[Vung Tau, 3/20/25]
In a Vung Tau alley, there’s a Naples Lounge and Apartment[s]. Since “Naples” evokes nothing to 99.99% of Vietnamese, this place could have been named Tripoli, Juneau or Biloxi. Foreigners who associate “Naples” with Italy or Florida don’t rent apartments in such a funky alley.
Over time, any place or person is reduced to a handful of memories. Of Napoli, several linger. Just arrived, I was given a fake note as change. When I tried to pay with this half an hour later, a shop woman laughed, then said I should just pass it on the street. Buy an ice cream or something. Her mirth was lovely.
Trying to find my room, I asked a young man where Vico Cinquesanti was. We were at Quattrosanti, he grinned, so I had to walk another block. It took me an extra second or two to get his joke. My laughter was mostly from confusion. To kid with a clear foreigner was a welcoming gesture. I appreciate his friendliness.
Finally inside, I was relaxed enough to interrogate the elderly landlady. “Are you from Naples?” “Come,” she said, then led me to a window. “There,” she pointed, “was where I was born.” That hospital wasn’t 50 yards away.

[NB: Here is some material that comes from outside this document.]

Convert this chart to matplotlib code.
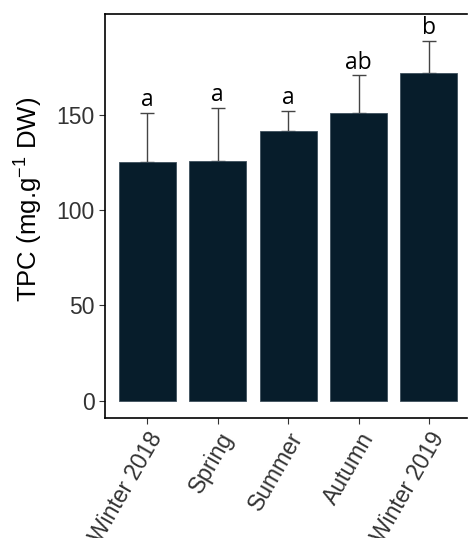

That night, I observed with fascination an old man eating and drinking very leisurely at a neighborhood restaurant. There were always four or five little dishes at his table. Sipping red wine, he chattered with the owner. Of course I don’t remember what it was but, for the sake of poetry, beauty and the love of God, let’s just say it was Lacryma Christi. It’s only reasonable to conclude he had been going there forever. Perhaps he was born in the same hospital as that lady.